From what I gather my daughter has never forgiven me for having chosen another over her. She wrote me once when she was transitioning from adolescent into womanhood and said that what had most disappointed her heart, more than anything else, was that I didn't do whatever I had to do to keep my promise and come home to her. In her eyes I should have let the whole world die so I could be by her side when she most needed me. And in the moment that I read those words, I agreed.
Nevertheless, I dare to hope that life will teach her without harming her what it has so eagerly taught me: life does not always wait for our deliberations or best answers, it simply pushes us off the cliff of circumstance and based on who we are, we either get a clean dive into the water or a belly-flop onto the jagged rocks.
In hindsight it's easy to say that I could have allowed the man and his daughter to walk into the house and just maybe the distraction would have allowed me to wrestle the gun from Eloy and maybe the man would've helped. Or, I could have let the girl run by me into the house and used the momentary distraction to run for my life. There are lots of things I could have done differently, like after having spent almost three days with Eloy in his pickup truck trying to convince him to turn himself in, to then find myself in a moment of weakness where I agreed that he should spend one last night with his pregnant wife — a night that I later learned was used to hatch a plan for how to save themselves at my expense.

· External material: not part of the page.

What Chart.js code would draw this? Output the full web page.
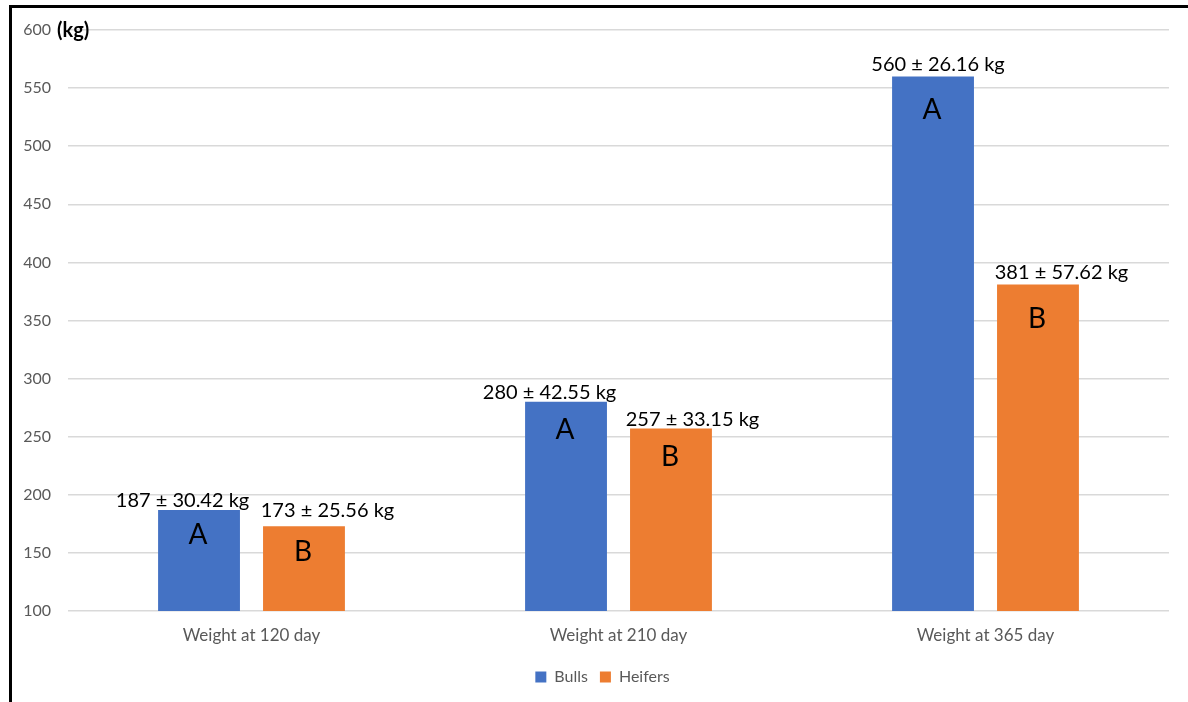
<!DOCTYPE html>
<html>
<head>
<meta charset="utf-8">
<script src="https://cdn.jsdelivr.net/npm/chart.js@4"></script>
<style>
  html, body { margin: 0; padding: 0; background: #fff; }
  #wrap { width: 1188px; height: 702px; position: relative; }
</style>
</head>
<body>
<div id="wrap"><canvas id="myChart" width="1188" height="702"></canvas></div>
<script>
const categories = ['Weight at 120 day', 'Weight at 210 day', 'Weight at 365 day'];
const bullsWeight = [187, 280, 560];
const heifersWeight = [173, 257, 381];
const bullsSD = [30.42, 42.55, 26.16];
const heifersSD = [25.56, 33.15, 57.62];
const groupLetters = ['A', 'B'];
const yMin = 100;
const yMax = 600;
const yStep = 50;

const FONT = 'Lato, "Noto Sans", sans-serif';

// the labels were nudged by hand in the original, so keep those shifts here
// [dx of value label, gap above bar, letter offset below bar top]
const labelNudge = [
  [[-16.5, 3, 25], [-16.5, 3, 28], [5, 5, 33]],
  [[23.5, 9, 25.5], [21.5, 3, 28], [23.5, 5, 34]]
];

// frame lines round the chart (left and top only, like the original)
const framePlugin = {
  id: 'frame',
  afterLayout(chart) {
    // legend sits a bit right of the canvas centre in the original
    chart.legend.left += 18;
    chart.legend.right += 18;
  },
  beforeDraw(chart) {
    const ctx = chart.ctx;
    ctx.save();
    ctx.strokeStyle = '#000';
    ctx.lineWidth = 3;
    ctx.beginPath();
    ctx.moveTo(10.5, 5);
    ctx.lineTo(10.5, 702);
    ctx.moveTo(9, 6.5);
    ctx.lineTo(1188, 6.5);
    ctx.stroke();
    ctx.restore();
  }
};

// value ± sd labels above bars and the letters inside them
const labelPlugin = {
  id: 'barLabels',
  afterDatasetsDraw(chart) {
    const ctx = chart.ctx;
    const sds = [bullsSD, heifersSD];
    ctx.save();
    chart.data.datasets.forEach((ds, di) => {
      const meta = chart.getDatasetMeta(di);
      meta.data.forEach((bar, i) => {
        const n = labelNudge[di][i];
        ctx.fillStyle = '#000';
        ctx.textAlign = 'center';
        ctx.textBaseline = 'alphabetic';
        ctx.font = '20px ' + FONT;
        ctx.fillText(ds.data[i] + ' \u00b1 ' + sds[di][i].toFixed(2) + ' kg', bar.x + n[0], bar.y - n[1]);
        ctx.textBaseline = 'middle';
        ctx.font = '28px ' + FONT;
        ctx.fillText(groupLetters[di], bar.x - 1, bar.y + n[2]);
      });
    });
    // unit next to the top tick
    const y = chart.scales.y;
    ctx.textAlign = 'left';
    ctx.textBaseline = 'middle';
    ctx.font = 'bold 20px ' + FONT;
    ctx.fillStyle = '#000';
    ctx.fillText('(kg)', 57, y.getPixelForValue(yMax) + 1);
    ctx.restore();
  }
};

const ctx = document.getElementById('myChart').getContext('2d');
const myChart = new Chart(ctx, {
  type: 'bar',
  data: {
    labels: categories,
    datasets: [{
      label: 'Bulls',
      data: bullsWeight,
      backgroundColor: '#4472C4',
      barPercentage: 0.78,
      categoryPercentage: 0.572
    }, {
      label: 'Heifers',
      data: heifersWeight,
      backgroundColor: '#ED7D31',
      barPercentage: 0.78,
      categoryPercentage: 0.572
    }]
  },
  options: {
    responsive: false,
    animation: false,
    layout: { padding: { top: 30, right: 19, bottom: 7, left: 0 } },
    plugins: {
      legend: {
        position: 'bottom',
        labels: {
          boxWidth: 11,
          boxHeight: 11,
          padding: 12,
          color: '#595959',
          font: { family: FONT, size: 16 }
        }
      },
      tooltip: { enabled: false }
    },
    scales: {
      x: {
        grid: { display: false, drawTicks: false },
        border: { display: false },
        ticks: { color: '#595959', padding: 14, font: { family: FONT, size: 17 } },
        afterFit(scale) { scale.height = 46; }
      },
      y: {
        min: yMin,
        max: yMax,
        grid: { color: '#D9D9D9', lineWidth: 1.5, drawTicks: false },
        border: { display: false },
        ticks: { stepSize: yStep, color: '#595959', padding: 17, font: { family: FONT, size: 16 } },
        afterFit(scale) { scale.width = 68; }
      }
    }
  },
  plugins: [framePlugin, labelPlugin]
});
</script>
</body>
</html>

There is no point in debating what we could've done differently, because different doesn't exist. The only thing that exists are what we do with the opportunities that present themselves in those fleeting moments when we are already falling towards either the water or the rocks.
And, for reasons that I don't entirely understand, the man who I was in 2004 was not about to let that little girl and her father walk into that house and potentially die. I preferred a bullet in the back to having to live with their deaths on my conscience. And my hope is that I would react in a similar manner, again and again as many times as life places me in that predicament.
As I said, I often wonder what has become of that little girl’s life. She would now be in her late twenties or early thirties. Maybe she saves lives as a doctor. Or she could be a climate activist or maybe a counselor who works with survivors. Maybe she's a soldier, a schoolteacher, or a sailor. She could be anything, really, even something less than ideal.
A friend who is familiar with these events recently asked me how I would feel about my decision if I now learned that she became a lot lizard at a truck stop. I admit, I didn't even know what the term lot lizard meant. He explained it to me, and after some silent deliberation on the matter I decided that who she becomes isn't as important as the fact that she was given the opportunity to choose. After all, if life has shown me anything at all it has shown me that the most beautiful moments aren't created with careful planning or anticipated outcomes — they just happen, and we have to enjoy them for as long as they do happen because beauty, in all its miraculous and wonderful forms, is brief by nature.
So, in case you were wondering, I stand by my decision to pull the lever on that platform and save that man and his daughter. And if one day my own daughter should meet his daughter, my only hope from that encounter is that somehow my daughter finds it within herself to be kind. And that in her kindness she comes away knowing in her heart that her dad didn't intentionally choose another child over her, he simply did what he knew was right and the end outcome has simply not yet been determined. Because there is still hope that he gets to her in time to once again be her dad.